The agency's strengths include a strong financial position, characterized by typically better budgeted annual operating results and high liquidity levels, according to Moody's rating affirmation.
The WASA board requires the agency to set rates and charges without external approval and has demonstrated a "commitment to implementing rate increases, when needed," the report. Its annual rate increases range from 8% to 12% and are planned over the next five years.
Its diversified revenue stream comes from a mostly stable economic area.

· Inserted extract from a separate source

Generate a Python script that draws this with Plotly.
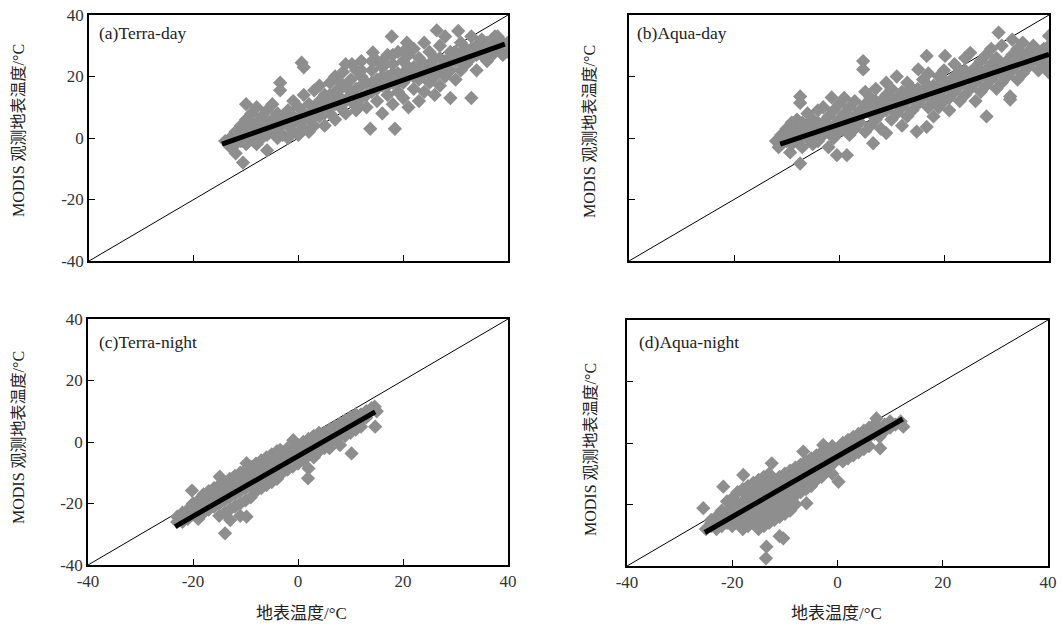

Also a strength for the credit is that its board requires a 1.4 times net revenue coverage of senior-lien debt service and maintenance of at least six months' operating revenues, which enhance bondholder security, Moody's said.
"The big challenge they're facing is, like a lot of other water and sewer systems throughout the country, they have a very large capital plan," Paolicelli said.
WASA has a $3.1 billion, 10-year capital improvement plan, which includes a mandated 20-year combined sewer overflow control plan and enhanced treatment to remove nitrogen at its Blue Plains wastewater treatment plant.
The authority is likely to be in the market again for new money in the spring of 2009.
Moody's projects that there will be declining debt service coverage margins on the subordinate-lien bonds and a draw-down of rate stabilization reserves.
"Other than that, they've shown themselves to be very well managed," Paolicelli said. "The key to the credit is the continued willingness to set rate increases, to maintain decent financial margins. That's key here and they've shown that historically, and we expect that to continue."